Parrà un luogo comune, per giunta dei più stantii, ma la canzone melodica italiana è ancora un punto fermo del made in Italy all’estero, proprio come i prodotti alimentari, il design, la moda e le auto di lusso (ed anche il calcio, nonostante l’impoverimento della serie A).
Succede così che la reunion tra Albano e Romina, celebrata in tre serate da giovedì 17 a sabato 19, registri il tutto esaurito nella più prestigiosa arena musicale di Mosca, la Crocus City Hall, che si troverà ad ospitare tra breve anche l’edizione 2013 di Miss Universo. I prezzi partivano da 1500 rubli (34 euro), ma c’è chi è arrivato a pagarne addirittura 35mila (800 euro) per accomodarsi in zona vip.
Ad accompagnare lo chansonnier pugliese e l’ex moglie, separati sul palco da ben diciannove anni, ci sarà un contorno di vecchie conoscenze del nostro firmamento musicale: Gianni Morandi, Antonella Ruggiero, i Matia Bazar, Toto Cutugno, Pupo, i Ricchi e Poveri, Riccardo Fogli e Umberto Tozzi.
“Canteranno di nuovo Felicità insieme!” annunciavano i manifesti che per oltre un mese hanno pubblicizzato l’evento in tutta Mosca. In Russia, Albano e Romina non sono i soli ad aver attraversato le epoche mantenendo un bel po’ della fama degli anni ruggenti: a parte i più giovani Eros Ramazzotti e Laura Pausini, Pupo è una presenza fissa nelle radio locali, e perfino tra i ragazzi di vent’anni non c’è chi non conosca Adriano Celentano, di cui è ben nota la filmografia anni Ottanta, oltre ai successi musicali.

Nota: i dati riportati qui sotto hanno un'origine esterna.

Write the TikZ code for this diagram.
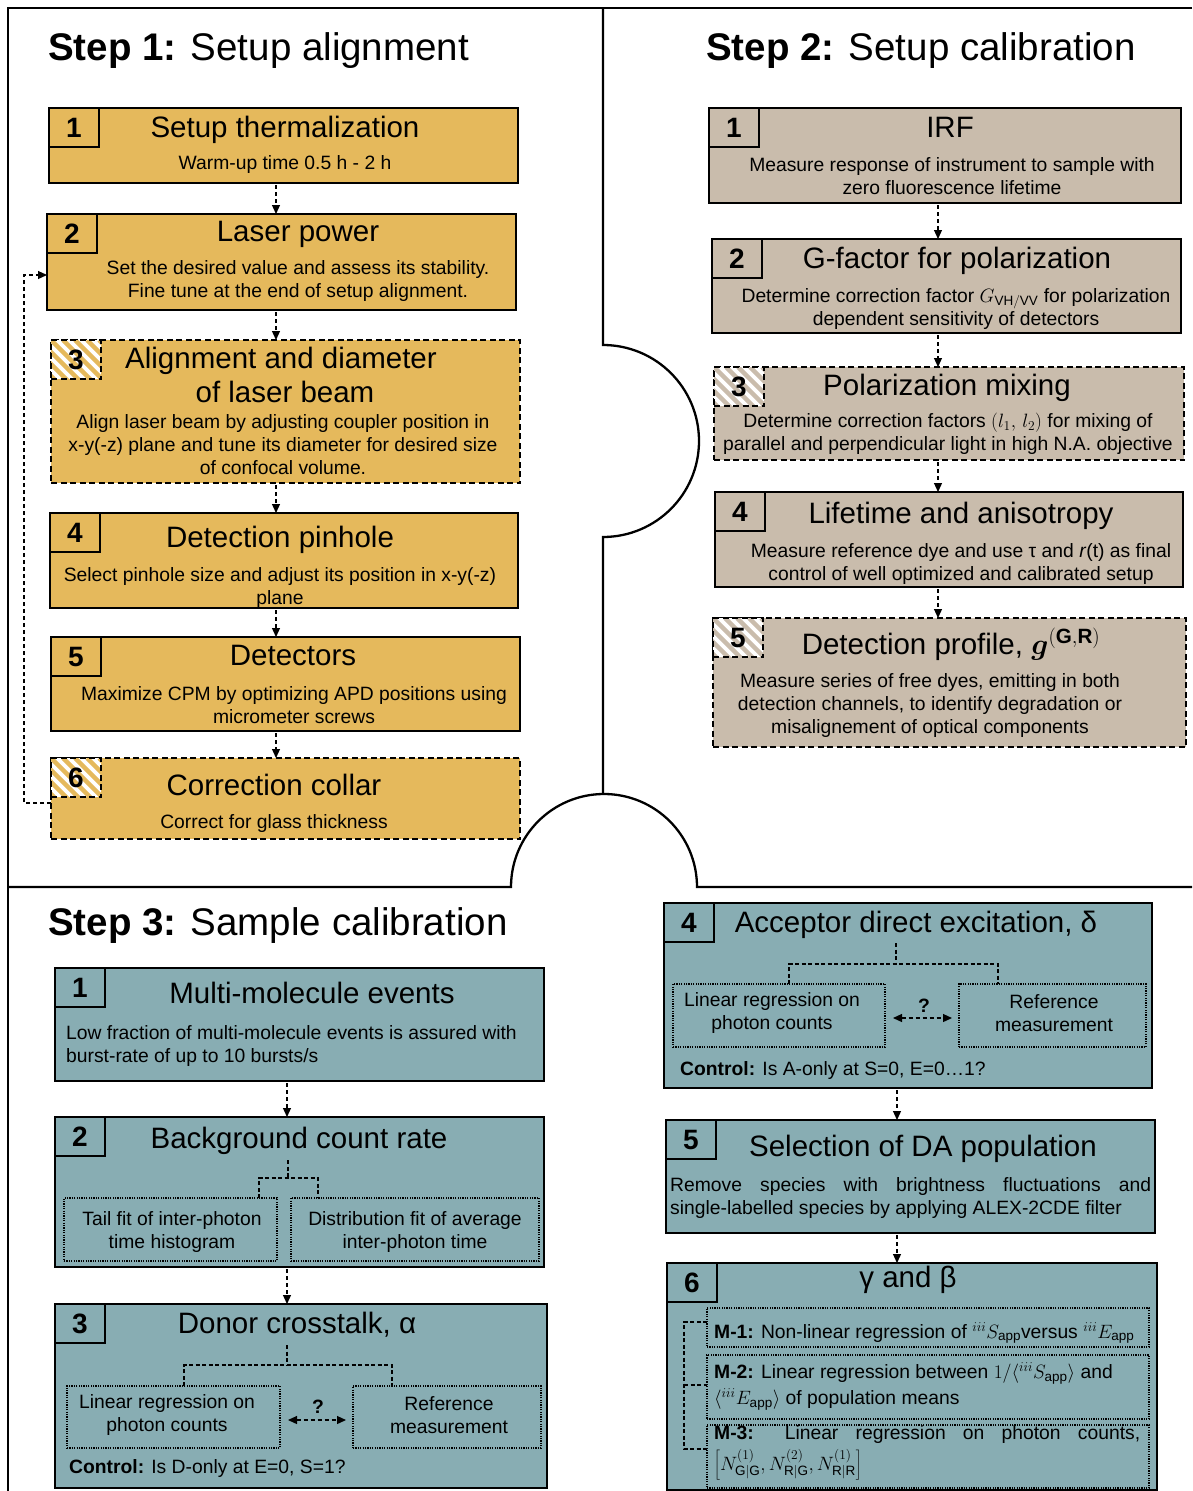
\RequirePackage{fix-cm}
\documentclass[tikz,border=0pt]{standalone}
\usepackage{fontspec}
\setmainfont{Liberation Sans}
\usepackage{bm}
\usetikzlibrary{arrows.meta}
\definecolor{sgold}{HTML}{E5B95C}
\definecolor{stan}{HTML}{C9BCAC}
\definecolor{steal}{HTML}{88ADB3}
\newcommand{\stHead}{\fontsize{38.5}{46}\selectfont}
\newcommand{\stTitle}{\fontsize{29.5}{34}\selectfont}
\newcommand{\stBody}{\fontsize{19.3}{23}\selectfont}
\newcommand{\stNum}{\fontsize{28}{34}\selectfont\bfseries}

\begin{document}
\begin{tikzpicture}[x=1pt, y=-1pt, >={Triangle[length=9pt,width=8pt]},
  frame/.style={line width=2.3pt},
  card/.style={draw, line width=2pt, inner sep=0pt, outer sep=0pt, anchor=north west},
  optional/.style={dash pattern=on 6pt off 3.5pt},
  numbox/.style={draw, line width=2pt, inner sep=0pt, outer sep=0pt, anchor=north west,
    minimum width=50pt, minimum height=39pt, font=\stNum},
  hatched/.style={fill=white, optional, path picture={
    \foreach \k in {-48,-36,...,48}
      \draw[#1, solid, line width=4.5pt] ([xshift=\k pt]path picture bounding box.north west) -- ++(50pt,-50pt);}},
  head/.style={font=\stHead, anchor=base west, inner sep=0pt},
  ttl/.style={font=\stTitle, anchor=base, inner sep=0pt},
  body/.style={font=\stBody, align=center, anchor=north, inner sep=0pt, yshift=16.1pt},
  lbody/.style={body, align=left, anchor=north west},
  note/.style={font=\stBody, anchor=base west, inner sep=0pt},
  sub/.style={draw, line width=1.2pt, dash pattern=on 1.2pt off 1.2pt, inner sep=0pt,
    outer sep=0pt, anchor=north west},
  flow/.style={->, line width=1.2pt, dash pattern=on 4pt off 3pt},
  twoway/.style={<->, line width=1.2pt, dash pattern=on 4pt off 3pt},
  branch/.style={line width=1.1pt, dash pattern=on 4pt off 2.5pt}]
  \useasboundingbox (0,0) rectangle (1192,1491);

  % ---------- step 1: setup alignment ----------
  \node[head] (h1) at (48,60) {\textbf{Step 1:} Setup alignment};

  \node[card, fill=sgold, minimum width=469pt, minimum height=75pt] (s1a) at (49,108) {};
  \node[numbox] (s1a-n) at (s1a.north west) {1};
  \node[ttl] (s1a-t) at (285,137) {Setup thermalization};
  \node[body] (s1a-b) at (285,169) {\strut Warm-up time 0.5 h - 2 h};

  \node[card, fill=sgold, minimum width=469pt, minimum height=96pt] (s1b) at (47,214) {};
  \node[numbox] (s1b-n) at (s1b.north west) {2};
  \node[ttl] (s1b-t) at (298,241) {Laser power};
  \node[body] (s1b-b) at (298,274) {\strut Set the desired value and assess its stability.\\
    Fine tune at the end of setup alignment.};

  \node[card, optional, fill=sgold, minimum width=469pt, minimum height=143pt] (s1c) at (51,340) {};
  \node[numbox, hatched=sgold] (s1c-n) at (s1c.north west) {3};
  \node[ttl] (s1c-t) at (281,368) {Alignment and diameter};
  \node[ttl] (s1c-u) at (285,402) {of laser beam};
  \node[body] (s1c-b) at (283,428) {\strut Align laser beam by adjusting coupler position in\\
    x-y(-z) plane and tune its diameter for desired size\\ of confocal volume.};

  \node[card, fill=sgold, minimum width=468pt, minimum height=95pt] (s1d) at (50,513) {};
  \node[numbox] (s1d-n) at (s1d.north west) {4};
  \node[ttl] (s1d-t) at (280,547) {Detection pinhole};
  \node[body] (s1d-b) at (280,581) {\strut Select pinhole size and adjust its position in x-y(-z)\\ plane};

  \node[card, fill=sgold, minimum width=469pt, minimum height=94pt] (s1e) at (51,637) {};
  \node[numbox] (s1e-n) at (s1e.north west) {5};
  \node[ttl] (s1e-t) at (293,665) {Detectors};
  \node[body] (s1e-b) at (294,700) {\strut Maximize CPM by optimizing APD positions using\\ micrometer screws};

  \node[card, optional, fill=sgold, minimum width=469pt, minimum height=81pt] (s1f) at (51,758) {};
  \node[numbox, hatched=sgold] (s1f-n) at (s1f.north west) {6};
  \node[ttl] (s1f-t) at (274,795) {Correction collar};
  \node[body] (s1f-b) at (274,828) {\strut Correct for glass thickness};

  \coordinate (c1) at (276,0);
  \foreach \a/\b in {s1a/s1b, s1b/s1c, s1c/s1d, s1d/s1e, s1e/s1f}
    \draw[flow, shorten <=2pt] (\a.south -| c1) -- (\b.north -| c1);

  % back to the laser power
  \coordinate (loop) at (24,275);
  \draw[flow] ([yshift=-4.5pt]s1f.west) -| (loop) -- (s1b.west |- loop);

  % ---------- step 2: setup calibration ----------
  \node[head] (h2) at (706,60) {\textbf{Step 2:} Setup calibration};

  \node[card, fill=stan, minimum width=472pt, minimum height=95pt] (s2a) at (709,108) {};
  \node[numbox] (s2a-n) at (s2a.north west) {1};
  \node[ttl] (s2a-t) at (950,137) {IRF};
  \node[body] (s2a-b) at (952,171) {\strut Measure response of instrument to sample with\\
    zero fluorescence lifetime};

  \node[card, fill=stan, minimum width=469pt, minimum height=94pt] (s2b) at (712,239) {};
  \node[numbox] (s2b-n) at (s2b.north west) {2};
  \node[ttl] (s2b-t) at (957,268) {G-factor for polarization};
  \node[body] (s2b-b) at (956,302) {\strut Determine correction factor $G_{\mathrm{VH/VV}}$ for polarization\\
    dependent sensitivity of detectors};

  \node[card, optional, fill=stan, minimum width=470pt, minimum height=93pt] (s2c) at (714,367) {};
  \node[numbox, hatched=stan] (s2c-n) at (s2c.north west) {3};
  \node[ttl] (s2c-t) at (947,395) {Polarization mixing};
  \node[body] (s2c-b) at (948,427) {\strut Determine correction factors $(l_1,\,l_2)$ for mixing of\\
    parallel and perpendicular light in high N.A. objective};

  \node[card, fill=stan, minimum width=468pt, minimum height=95pt] (s2d) at (715,492) {};
  \node[numbox] (s2d-n) at (s2d.north west) {4};
  \node[ttl] (s2d-t) at (961,523) {Lifetime and anisotropy};
  \node[body] (s2d-b) at (961,557) {\strut Measure reference dye and use τ and \textit{r}(t) as final\\
    control of well optimized and calibrated setup};

  \node[card, optional, fill=stan, minimum width=473pt, minimum height=129pt] (s2e) at (713,618) {};
  \node[numbox, hatched=stan] (s2e-n) at (s2e.north west) {5};
  \node[ttl] (s2e-t) at (951,654) {Detection profile, $\bm{g}^{\mathbf{(G,R)}}$};
  \node[body] (s2e-b) at (930,687) {\strut Measure series of free dyes, emitting in both\\
    detection channels, to identify degradation or\\ misalignement of optical components};

  \coordinate (c2) at (938,0);
  \foreach \a/\b in {s2a/s2b, s2b/s2c, s2c/s2d, s2d/s2e}
    \draw[flow, shorten <=2pt] (\a.south -| c2) -- (\b.north -| c2);

  % ---------- step 3: sample calibration ----------
  \node[head] (h3) at (48,935) {\textbf{Step 3:} Sample calibration};

  \node[card, fill=steal, minimum width=489pt, minimum height=113pt] (s3a) at (55,968) {};
  \node[numbox] (s3a-n) at (s3a.north west) {1};
  \node[ttl] (s3a-t) at (312,1003) {Multi-molecule events};
  \node[lbody] (s3a-b) at (66,1039) {\strut Low fraction of multi-molecule events is assured with\\
    burst-rate of up to 10 bursts/s};

  \node[card, fill=steal, minimum width=489pt, minimum height=150pt] (s3b) at (55,1117) {};
  \node[numbox] (s3b-n) at (s3b.north west) {2};
  \node[ttl] (s3b-t) at (299,1148) {Background count rate};
  \node[sub, minimum width=213pt, minimum height=63pt] (s3b-l) at (64,1198) {};
  \node[sub, minimum width=248pt, minimum height=63pt] (s3b-r) at (291,1198) {};
  \node[body] (s3b-lt) at (172,1225) {\strut Tail fit of inter-photon\\ time histogram};
  \node[body] (s3b-rt) at (415,1225) {\strut Distribution fit of average\\ inter-photon time};
  \coordinate (s3b-stem) at (288,1160);
  \coordinate (s3b-fork) at (288,1178);
  \coordinate (s3b-fl) at (259,1178);
  \coordinate (s3b-fr) at (318,1178);
  \draw[branch] (s3b-stem) -- (s3b-fork);
  \draw[branch] (s3b-fl |- s3b-l.north) -- (s3b-fl) -- (s3b-fr) -- (s3b-fr |- s3b-r.north);

  \node[card, fill=steal, minimum width=492pt, minimum height=184pt] (s3c) at (55,1304) {};
  \node[numbox] (s3c-n) at (s3c.north west) {3};
  \node[ttl] (s3c-t) at (297,1333) {Donor crosstalk, α};
  \node[sub, minimum width=213pt, minimum height=62pt] (s3c-l) at (67,1386) {};
  \node[sub, minimum width=188pt, minimum height=62pt] (s3c-r) at (353,1386) {};
  \node[body] (s3c-lt) at (167,1408) {\strut Linear regression on\\ photon counts};
  \node[body] (s3c-rt) at (449,1410) {\strut Reference\\ measurement};
  \coordinate (s3c-stem) at (287,1345);
  \coordinate (s3c-fork) at (287,1365);
  \coordinate (s3c-fl) at (184,1365);
  \coordinate (s3c-fr) at (392,1365);
  \draw[branch] (s3c-stem) -- (s3c-fork);
  \draw[branch] (s3c-fl |- s3c-l.north) -- (s3c-fl) -- (s3c-fr) -- (s3c-fr |- s3c-r.north);
  \node[font=\stBody\bfseries, anchor=base, inner sep=0pt] (s3c-q) at (318,1413) {?};
  \coordinate (s3c-ax) at (0,1420);
  \draw[twoway, shorten <=8pt, shorten >=7pt] (s3c-l.east |- s3c-ax) -- (s3c-r.west |- s3c-ax);
  \node[note] (s3c-c) at (69,1473) {\textbf{Control:} Is D-only at E=0, S=1?};

  \node[card, fill=steal, minimum width=488pt, minimum height=185pt] (s3d) at (664,903) {};
  \node[numbox] (s3d-n) at (s3d.north west) {4};
  \node[ttl] (s3d-t) at (916,932) {Acceptor direct excitation, δ};
  \node[sub, minimum width=212pt, minimum height=63pt] (s3d-l) at (673,984) {};
  \node[sub, minimum width=187pt, minimum height=63pt] (s3d-r) at (959,984) {};
  \node[body] (s3d-lt) at (772,1006) {\strut Linear regression on\\ photon counts};
  \node[body] (s3d-rt) at (1054,1008) {\strut Reference\\ measurement};
  \coordinate (s3d-stem) at (896,943);
  \coordinate (s3d-fork) at (896,964);
  \coordinate (s3d-fl) at (789,964);
  \coordinate (s3d-fr) at (998,964);
  \draw[branch] (s3d-stem) -- (s3d-fork);
  \draw[branch] (s3d-fl |- s3d-l.north) -- (s3d-fl) -- (s3d-fr) -- (s3d-fr |- s3d-r.north);
  \node[font=\stBody\bfseries, anchor=base, inner sep=0pt] (s3d-q) at (924,1012) {?};
  \coordinate (s3d-ax) at (0,1018);
  \draw[twoway, shorten <=8pt, shorten >=7pt] (s3d-l.east |- s3d-ax) -- (s3d-r.west |- s3d-ax);
  \node[note] (s3d-c) at (680,1075) {\textbf{Control:} Is A-only at S=0, E=0…1?};

  \node[card, fill=steal, minimum width=489pt, minimum height=113pt] (s3e) at (666,1120) {};
  \node[numbox] (s3e-n) at (s3e.north west) {5};
  \node[ttl] (s3e-t) at (923,1156) {Selection of DA population};
  \node[lbody] (s3e-b) at (670,1191) {\strut\makebox[481pt][s]{Remove species with brightness fluctuations and}\\
    single-labelled species by applying ALEX-2CDE filter};

  \node[card, fill=steal, minimum width=490pt, minimum height=227pt] (s3f) at (667,1263) {};
  \node[numbox] (s3f-n) at (s3f.north west) {6};
  \node[ttl] (s3f-t) at (908,1287) {γ and β};
  \node[sub, minimum width=442pt, minimum height=39pt] (s3f-m1) at (707,1308) {};
  \node[sub, minimum width=442pt, minimum height=64pt] (s3f-m2) at (707,1355) {};
  \node[sub, minimum width=442pt, minimum height=63pt] (s3f-m3) at (707,1425) {};
  \node[note] (s3f-t1) at (714,1338) {\textbf{M-1:} Non-linear regression of ${}^{iii}S_{\mathrm{app}}$versus ${}^{iii}E_{\mathrm{app}}$};
  \node[lbody] (s3f-t2) at (714,1378) {\strut\textbf{M-2:} Linear regression between $1/\langle {}^{iii}S_{\mathrm{app}}\rangle$ and\\[3pt]
    $\langle {}^{iii}E_{\mathrm{app}}\rangle$ of population means};
  \node[note] (s3f-t3) at (714,1439) {\makebox[426pt][s]{\textbf{M-3:} Linear regression on photon counts,}};
  \node[note] (s3f-t4) at (714,1470) {$\left[N^{(1)}_{\mathrm{G}|\mathrm{G}}, N^{(2)}_{\mathrm{R}|\mathrm{G}}, N^{(1)}_{\mathrm{R}|\mathrm{R}}\right]$};
  \coordinate (s3f-k1) at (684,1322);
  \coordinate (s3f-k2) at (684,1385);
  \coordinate (s3f-k3) at (684,1449);
  \draw[branch] (s3f-k1 -| s3f-m1.west) -- (s3f-k1) -- (s3f-k3) -- (s3f-k3 -| s3f-m3.west);
  \draw[branch] (s3f-k2) -- (s3f-k2 -| s3f-m2.west);

  \coordinate (c3) at (287,0);
  \foreach \a/\b in {s3a/s3b, s3b/s3c}
    \draw[flow, shorten <=2pt] (\a.south -| c3) -- (\b.north -| c3);
  \coordinate (c4) at (897,0);
  \foreach \a/\b in {s3d/s3e, s3e/s3f}
    \draw[flow, shorten <=2pt] (\a.south -| c4) -- (\b.north -| c4);

  % ---------- puzzle frame ----------
  \draw[frame] (1192,8) -- (8,8) -- (8,1491);
  \draw[frame] (603,8) -- (603,345) arc[start angle=90, end angle=-90, radius=96pt] -- (603,794);
  \draw[frame] (8,887) -- (511,887) arc[start angle=180, end angle=0, radius=93pt] -- (1192,887);
\end{tikzpicture}
\end{document}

Ai tempi dell’Urss, canzoni e film italiani riuscivano a passare tra le maglie della cortina di ferro, impresa pressoché impossibile, invece, per quelli americani. Perfino oggi continuano a giocare un ruolo i buoni rapporti, politico-economici oltre che culturali, tra l’Italia e la Russia; cosa che non si può dire di tutti i Paesi occidentali: di recente infatti è accaduto che la popstar Selena Gomez, idolo dei teenager ed ex ragazza Disney, si sia vista negare il permesso di entrare nel Paese per un concerto che avrebbe dovuto tenere a fine settembre, proprio alla Crocus Hall.
Il motivo? L’atteggiamento guardingo delle autorità dopo le proteste contro la legge sulla “propaganda omosessuale”, e soprattutto il vilipendio alla bandiera russa di cui la band americana Bloodhound Gang si è resa protagonista in luglio, durante un’esibizione a Odessa: uno scandalo così grave che l’ambasciatore statunitense a Mosca aveva ritenuto necessario scusarsi con la Russia.
Almeno nella musica, insomma, il soft power dell’Italia resiste agli attriti diplomatici tra il Cremlino e l’Occidente.